- Directed by: Phil Rosen
- Written by: Earl Derr Biggers (characters) George Callahan (screenplay)
- Produced by: Phillip N. Krasne James S. Burkett
- Starring: Sidney Toler Mantan Moreland Arthur Loft
- Cinematography: Ira H. Morgan
- Edited by: Martin G. Cohn
- Music by: Karl Hajos
- Production company: Monogram Pictures
- Distributed by: Monogram Pictures
- Release date: February 14, 1944;
- Running time: 63 minutes
- Country: United States
- Language: English
- Budget: $75,000

= Charlie Chan in the Secret Service =

1944 film by Phil Rosen

Charlie Chan in the Secret Service is a 1944 mystery film starring Sidney Toler as Charlie Chan. It is the first Chan film made by Monogram Pictures after the series was dropped by 20th Century-Fox, and it marks the introduction of Number Three Son (Benson Fong) and taxi driver (later Chan's chauffeur), Birmingham Brown (Mantan Moreland).

==Plot==
Charlie Chan is now an agent of the U.S. government working in Washington D.C., and he is assigned to investigate the murder of the inventor of a highly advanced torpedo. Aiding Chan is his overeager but dull-witted Number Three son Tommy (Benson Fong) and his Number Two Daughter Iris Chan (Marianne Quon). Also involved in the case is the bumbling and easily frightened Birmingham Brown (Mantan Moreland), who works as a taxi driver.

==Cast==
- Sidney Toler as Charlie Chan
- Mantan Moreland as Birmingham Brown, Taxi Driver
- Arthur Loft as Inspector Jones, Secret Service
- Gwen Kenyon as Inez Arranto
- Sarah Edwards as Mrs. Hargue, Housekeeper
- George J. Lewis as Paul Arranto (as George Lewis)
- Marianne Quon as Iris Chan
- Benson Fong as Tommy Chan
- Muni Seroff as Peter Laska
- Barry Bernard as David Blake
- Gene Roth as Luis Philipe Vega aka Von Vegon (as Gene Stutenroth)
- Eddy Chandler as Lewis, Secret Service (as Eddie Chandler)
- Lelah Tyler as Mrs. Williams

==Production==
20th Century-Fox stopped making Charlie Chan films in 1942. The wartime collapse of the international film market may have been a factor, but the main reason was that Fox was curtailing virtually all of its low-budget series. Fox's other "B" series — Jane Withers, Michael Shayne, and The Cisco Kid — also ended that year. Only Laurel and Hardy remained in Fox's "B" unit, until it shut down at the end of 1944.

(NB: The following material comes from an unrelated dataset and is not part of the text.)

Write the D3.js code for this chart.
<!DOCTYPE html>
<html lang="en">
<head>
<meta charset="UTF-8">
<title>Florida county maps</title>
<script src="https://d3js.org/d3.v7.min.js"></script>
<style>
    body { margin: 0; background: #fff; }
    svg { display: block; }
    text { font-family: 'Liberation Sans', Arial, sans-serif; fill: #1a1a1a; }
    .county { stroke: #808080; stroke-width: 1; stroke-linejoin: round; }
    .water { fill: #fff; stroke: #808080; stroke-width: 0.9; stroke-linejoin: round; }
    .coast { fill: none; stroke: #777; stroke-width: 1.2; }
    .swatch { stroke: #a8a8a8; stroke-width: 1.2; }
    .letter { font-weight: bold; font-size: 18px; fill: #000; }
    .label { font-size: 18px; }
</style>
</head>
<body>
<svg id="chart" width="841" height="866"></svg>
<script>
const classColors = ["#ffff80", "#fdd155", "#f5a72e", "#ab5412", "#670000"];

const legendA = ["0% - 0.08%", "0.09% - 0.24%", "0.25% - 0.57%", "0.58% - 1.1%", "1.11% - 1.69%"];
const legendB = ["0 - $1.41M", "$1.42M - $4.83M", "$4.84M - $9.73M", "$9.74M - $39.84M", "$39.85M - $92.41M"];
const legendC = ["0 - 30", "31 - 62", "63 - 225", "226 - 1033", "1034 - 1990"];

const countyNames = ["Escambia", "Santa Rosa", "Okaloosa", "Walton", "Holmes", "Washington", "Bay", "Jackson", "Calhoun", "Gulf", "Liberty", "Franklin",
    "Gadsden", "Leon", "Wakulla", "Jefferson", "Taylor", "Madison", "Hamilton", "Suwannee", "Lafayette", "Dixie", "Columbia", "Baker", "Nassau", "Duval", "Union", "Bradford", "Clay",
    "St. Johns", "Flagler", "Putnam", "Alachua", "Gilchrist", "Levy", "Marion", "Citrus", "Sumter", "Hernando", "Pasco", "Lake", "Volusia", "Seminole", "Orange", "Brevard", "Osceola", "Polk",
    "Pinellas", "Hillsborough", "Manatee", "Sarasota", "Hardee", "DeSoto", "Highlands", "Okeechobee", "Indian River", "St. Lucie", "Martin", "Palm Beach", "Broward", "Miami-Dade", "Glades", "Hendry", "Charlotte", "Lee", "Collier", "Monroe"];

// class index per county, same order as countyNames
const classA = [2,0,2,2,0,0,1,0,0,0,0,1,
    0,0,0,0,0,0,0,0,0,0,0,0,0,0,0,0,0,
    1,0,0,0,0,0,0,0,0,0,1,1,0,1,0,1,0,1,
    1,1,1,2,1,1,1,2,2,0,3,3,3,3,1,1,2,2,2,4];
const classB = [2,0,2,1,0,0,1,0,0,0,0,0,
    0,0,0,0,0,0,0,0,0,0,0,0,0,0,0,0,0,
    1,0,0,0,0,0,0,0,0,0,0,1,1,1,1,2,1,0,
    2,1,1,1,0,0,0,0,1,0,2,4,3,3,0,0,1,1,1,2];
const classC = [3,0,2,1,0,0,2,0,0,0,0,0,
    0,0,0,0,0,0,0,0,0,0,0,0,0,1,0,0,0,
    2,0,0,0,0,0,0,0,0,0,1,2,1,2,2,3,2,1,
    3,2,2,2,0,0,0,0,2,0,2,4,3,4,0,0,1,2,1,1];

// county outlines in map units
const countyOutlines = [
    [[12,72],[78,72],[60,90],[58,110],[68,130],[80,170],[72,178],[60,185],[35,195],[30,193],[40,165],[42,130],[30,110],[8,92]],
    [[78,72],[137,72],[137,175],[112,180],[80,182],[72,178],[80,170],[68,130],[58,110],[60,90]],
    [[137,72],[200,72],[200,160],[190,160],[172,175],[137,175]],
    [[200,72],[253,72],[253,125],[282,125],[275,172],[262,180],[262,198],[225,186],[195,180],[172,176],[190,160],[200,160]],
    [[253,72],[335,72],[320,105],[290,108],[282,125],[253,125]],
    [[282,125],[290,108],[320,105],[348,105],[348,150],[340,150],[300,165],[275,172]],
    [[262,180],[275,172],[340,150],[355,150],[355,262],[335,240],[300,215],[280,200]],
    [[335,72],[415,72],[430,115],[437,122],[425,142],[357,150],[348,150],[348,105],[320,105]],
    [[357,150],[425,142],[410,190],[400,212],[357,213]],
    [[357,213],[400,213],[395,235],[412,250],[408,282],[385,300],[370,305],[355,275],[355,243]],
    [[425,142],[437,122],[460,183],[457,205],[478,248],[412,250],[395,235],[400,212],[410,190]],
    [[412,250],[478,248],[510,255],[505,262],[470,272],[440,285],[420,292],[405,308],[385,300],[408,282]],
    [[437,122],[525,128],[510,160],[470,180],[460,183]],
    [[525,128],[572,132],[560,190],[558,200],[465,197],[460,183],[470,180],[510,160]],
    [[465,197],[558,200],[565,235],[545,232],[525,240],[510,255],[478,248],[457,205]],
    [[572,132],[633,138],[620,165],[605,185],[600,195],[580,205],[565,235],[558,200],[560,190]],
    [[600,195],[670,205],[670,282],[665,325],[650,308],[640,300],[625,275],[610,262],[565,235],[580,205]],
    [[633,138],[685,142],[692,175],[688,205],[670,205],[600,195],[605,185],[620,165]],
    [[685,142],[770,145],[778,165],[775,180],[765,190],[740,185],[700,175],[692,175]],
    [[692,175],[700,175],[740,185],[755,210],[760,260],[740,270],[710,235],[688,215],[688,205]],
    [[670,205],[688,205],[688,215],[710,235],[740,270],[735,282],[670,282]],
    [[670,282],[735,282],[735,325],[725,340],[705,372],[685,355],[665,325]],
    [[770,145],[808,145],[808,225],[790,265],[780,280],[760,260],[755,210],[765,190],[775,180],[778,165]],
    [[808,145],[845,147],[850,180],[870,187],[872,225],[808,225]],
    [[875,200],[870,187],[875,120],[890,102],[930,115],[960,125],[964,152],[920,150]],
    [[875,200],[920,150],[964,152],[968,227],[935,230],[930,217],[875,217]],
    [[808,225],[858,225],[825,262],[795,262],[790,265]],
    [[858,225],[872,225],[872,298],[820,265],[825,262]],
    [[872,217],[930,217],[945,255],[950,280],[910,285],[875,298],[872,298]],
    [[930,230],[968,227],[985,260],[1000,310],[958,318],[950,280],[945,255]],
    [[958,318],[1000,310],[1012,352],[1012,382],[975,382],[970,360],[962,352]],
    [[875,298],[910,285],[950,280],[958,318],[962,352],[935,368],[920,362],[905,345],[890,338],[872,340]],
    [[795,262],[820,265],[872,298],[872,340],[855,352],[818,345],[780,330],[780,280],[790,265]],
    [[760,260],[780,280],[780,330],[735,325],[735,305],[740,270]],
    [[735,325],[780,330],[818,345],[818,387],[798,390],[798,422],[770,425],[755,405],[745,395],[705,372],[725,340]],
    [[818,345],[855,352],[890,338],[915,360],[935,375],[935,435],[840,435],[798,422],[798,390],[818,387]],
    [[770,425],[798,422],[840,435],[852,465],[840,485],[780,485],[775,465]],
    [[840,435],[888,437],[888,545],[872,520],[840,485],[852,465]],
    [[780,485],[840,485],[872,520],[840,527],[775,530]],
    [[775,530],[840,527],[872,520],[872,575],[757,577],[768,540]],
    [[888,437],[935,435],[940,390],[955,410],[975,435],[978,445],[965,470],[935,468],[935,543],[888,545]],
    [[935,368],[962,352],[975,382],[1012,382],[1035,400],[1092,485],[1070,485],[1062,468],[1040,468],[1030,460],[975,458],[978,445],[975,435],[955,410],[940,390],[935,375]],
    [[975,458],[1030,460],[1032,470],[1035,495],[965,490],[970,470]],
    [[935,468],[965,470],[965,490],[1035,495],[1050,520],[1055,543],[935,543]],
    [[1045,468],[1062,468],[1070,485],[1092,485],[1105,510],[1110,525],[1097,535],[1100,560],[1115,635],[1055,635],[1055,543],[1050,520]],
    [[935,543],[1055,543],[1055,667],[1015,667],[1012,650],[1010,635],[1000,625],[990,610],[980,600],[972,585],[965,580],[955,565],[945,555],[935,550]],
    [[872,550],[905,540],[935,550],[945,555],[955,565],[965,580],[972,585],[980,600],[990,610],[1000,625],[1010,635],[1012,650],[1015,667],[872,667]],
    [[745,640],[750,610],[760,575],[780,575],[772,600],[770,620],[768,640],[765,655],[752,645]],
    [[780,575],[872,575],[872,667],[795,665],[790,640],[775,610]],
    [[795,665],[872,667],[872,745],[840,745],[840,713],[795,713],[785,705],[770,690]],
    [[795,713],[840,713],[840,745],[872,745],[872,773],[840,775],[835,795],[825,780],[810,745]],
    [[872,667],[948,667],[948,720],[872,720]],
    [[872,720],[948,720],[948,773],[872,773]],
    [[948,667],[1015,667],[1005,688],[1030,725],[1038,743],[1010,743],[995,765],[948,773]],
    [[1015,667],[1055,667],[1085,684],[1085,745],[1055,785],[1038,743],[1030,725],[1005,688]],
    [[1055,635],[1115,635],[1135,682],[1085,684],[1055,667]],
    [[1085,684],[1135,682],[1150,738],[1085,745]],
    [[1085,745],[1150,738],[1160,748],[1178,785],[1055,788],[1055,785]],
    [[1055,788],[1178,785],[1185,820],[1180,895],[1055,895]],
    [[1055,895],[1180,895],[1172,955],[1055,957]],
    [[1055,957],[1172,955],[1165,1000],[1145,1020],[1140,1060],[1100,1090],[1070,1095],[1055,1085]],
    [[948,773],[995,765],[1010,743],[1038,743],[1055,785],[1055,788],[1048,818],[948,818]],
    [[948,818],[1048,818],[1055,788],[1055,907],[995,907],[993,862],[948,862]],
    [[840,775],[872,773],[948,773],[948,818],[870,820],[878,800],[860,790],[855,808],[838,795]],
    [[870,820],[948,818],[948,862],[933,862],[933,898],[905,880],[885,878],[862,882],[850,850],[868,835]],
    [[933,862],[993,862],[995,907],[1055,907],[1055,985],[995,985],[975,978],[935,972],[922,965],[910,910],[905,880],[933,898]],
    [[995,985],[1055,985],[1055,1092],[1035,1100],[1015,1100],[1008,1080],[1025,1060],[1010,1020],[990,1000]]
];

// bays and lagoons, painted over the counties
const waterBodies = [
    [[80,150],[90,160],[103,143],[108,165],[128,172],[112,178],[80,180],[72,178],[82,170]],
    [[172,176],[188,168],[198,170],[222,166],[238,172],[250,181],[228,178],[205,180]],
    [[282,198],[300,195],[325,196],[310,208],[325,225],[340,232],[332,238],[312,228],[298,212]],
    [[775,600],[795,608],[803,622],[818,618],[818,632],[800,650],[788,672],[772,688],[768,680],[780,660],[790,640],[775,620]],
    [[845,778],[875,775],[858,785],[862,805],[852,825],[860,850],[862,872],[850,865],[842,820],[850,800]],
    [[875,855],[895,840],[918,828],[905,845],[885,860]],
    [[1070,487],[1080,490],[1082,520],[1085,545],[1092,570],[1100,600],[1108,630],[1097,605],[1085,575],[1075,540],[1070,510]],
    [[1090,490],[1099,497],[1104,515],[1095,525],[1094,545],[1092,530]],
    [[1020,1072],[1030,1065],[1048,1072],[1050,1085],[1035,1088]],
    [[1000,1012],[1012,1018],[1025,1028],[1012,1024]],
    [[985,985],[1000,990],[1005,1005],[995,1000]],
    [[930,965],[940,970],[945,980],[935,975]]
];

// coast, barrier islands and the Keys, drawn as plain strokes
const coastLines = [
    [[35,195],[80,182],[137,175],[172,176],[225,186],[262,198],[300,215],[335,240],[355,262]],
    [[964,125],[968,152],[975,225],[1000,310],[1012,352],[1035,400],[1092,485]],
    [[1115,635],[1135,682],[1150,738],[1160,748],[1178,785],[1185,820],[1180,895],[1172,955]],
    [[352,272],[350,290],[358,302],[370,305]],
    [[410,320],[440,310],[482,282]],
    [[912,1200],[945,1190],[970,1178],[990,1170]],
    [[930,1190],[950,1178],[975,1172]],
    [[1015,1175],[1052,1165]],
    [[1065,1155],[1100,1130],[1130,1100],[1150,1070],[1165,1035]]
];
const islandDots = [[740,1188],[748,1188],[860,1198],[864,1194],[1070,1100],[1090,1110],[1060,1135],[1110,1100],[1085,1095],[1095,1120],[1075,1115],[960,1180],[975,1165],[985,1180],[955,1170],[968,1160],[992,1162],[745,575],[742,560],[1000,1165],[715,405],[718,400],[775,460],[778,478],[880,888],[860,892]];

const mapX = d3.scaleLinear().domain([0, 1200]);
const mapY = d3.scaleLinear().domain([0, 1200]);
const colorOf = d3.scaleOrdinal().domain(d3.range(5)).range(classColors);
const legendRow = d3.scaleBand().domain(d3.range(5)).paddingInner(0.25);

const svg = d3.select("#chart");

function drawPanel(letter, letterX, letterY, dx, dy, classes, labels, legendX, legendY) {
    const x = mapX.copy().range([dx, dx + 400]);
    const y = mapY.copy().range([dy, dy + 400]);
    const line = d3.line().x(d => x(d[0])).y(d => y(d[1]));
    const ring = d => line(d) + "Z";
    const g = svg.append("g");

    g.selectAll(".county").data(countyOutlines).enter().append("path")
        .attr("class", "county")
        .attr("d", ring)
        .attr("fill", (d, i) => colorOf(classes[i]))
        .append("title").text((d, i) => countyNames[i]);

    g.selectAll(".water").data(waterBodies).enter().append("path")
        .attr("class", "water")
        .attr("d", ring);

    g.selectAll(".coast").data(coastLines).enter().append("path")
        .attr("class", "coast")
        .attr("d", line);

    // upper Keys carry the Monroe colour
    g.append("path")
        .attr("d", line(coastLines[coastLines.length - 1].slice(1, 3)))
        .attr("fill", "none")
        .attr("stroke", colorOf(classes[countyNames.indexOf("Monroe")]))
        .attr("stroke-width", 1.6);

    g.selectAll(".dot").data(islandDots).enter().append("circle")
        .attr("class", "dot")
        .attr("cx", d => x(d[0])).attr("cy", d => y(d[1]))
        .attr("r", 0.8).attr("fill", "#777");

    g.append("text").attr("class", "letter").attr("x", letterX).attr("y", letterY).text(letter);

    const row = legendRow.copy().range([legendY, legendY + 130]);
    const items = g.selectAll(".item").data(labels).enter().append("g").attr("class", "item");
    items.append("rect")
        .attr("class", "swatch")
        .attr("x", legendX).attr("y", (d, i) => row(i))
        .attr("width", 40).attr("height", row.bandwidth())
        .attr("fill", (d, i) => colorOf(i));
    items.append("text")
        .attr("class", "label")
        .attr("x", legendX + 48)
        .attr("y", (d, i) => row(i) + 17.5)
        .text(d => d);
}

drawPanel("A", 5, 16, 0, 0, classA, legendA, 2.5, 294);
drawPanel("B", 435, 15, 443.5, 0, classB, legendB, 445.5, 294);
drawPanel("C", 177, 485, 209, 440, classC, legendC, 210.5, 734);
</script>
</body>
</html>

Sidney Toler bought the screen rights to the Charlie Chan character from Eleanor Biggers Cole, the widow of Chan's creator, Earl Derr Biggers. Toler hoped that if he could find someone to produce new Charlie Chan films, starring himself, Fox would distribute them. Fox declined, having already dropped the series, but Toler sold the idea to Monogram Pictures, an independent, lower-budgeted film studio. Philip N. Krasne, a Hollywood lawyer who invested in film productions, partnered with James S. Burkett to produce the Monogram Chans.

In June 1943 Monogram announced that Charlie Chan and the Secret Service would be one of 24 movies and 16 Westerns the studio would make over the following year. This was eight less than the previous year as Monogram wanted to make "fewer and higher budgeted pictures". The film was to star Sidney Toler and Victor Sen Yung from the Fox movies.

Sen Yung joined the U.S. Army Air Forces just as Toler was set to revive the dormant Chan series. According to author James L. Neibaur, Sen Yung's military obligations forced him to decline rejoining the series immediately, but Monogram gave him a standing invitation to work there when his tour of duty was up. He was temporarily replaced in the Charlie Chan series by Benson Fong, who played "number three son" Tommy Chan. The new film would also feature Charlie Chan's daughter as one of the principals. Iris Wong from the Fox series was announced, but replaced by Marianne Quon. Filming started September 10, 1943.

==Reception==
Although Monogram made the film for about one-third the budget that Fox had spent, trade reviewers applauded the return of Charlie Chan and thought the Monogram effort was up to the old standard. Showmen's Trade Review: "They still manage to entertain, for Charlie Chan in the Secret Service, the first under the Monogram banner, is no exception; it is a pleasing mystery that will be welcomed wherever this screen sleuth proved popular before." Thalia Bell of Motion Picture Daily called the film "a well-tailored job cut to the pattern of its predecessors." Film Daily said it "ranks with the best in the series. This release is first-rate mystery for the whodunit fans, and audiences generally should like the picture." Sara Hamilton of Photoplay greeted the return of the series puckishly: "Good old Charlie Chan (remember the Chinese detective of yesteryear?) is back again, in Washington this time. Your reviewer says: Muchee goodee, Cholly old boy!"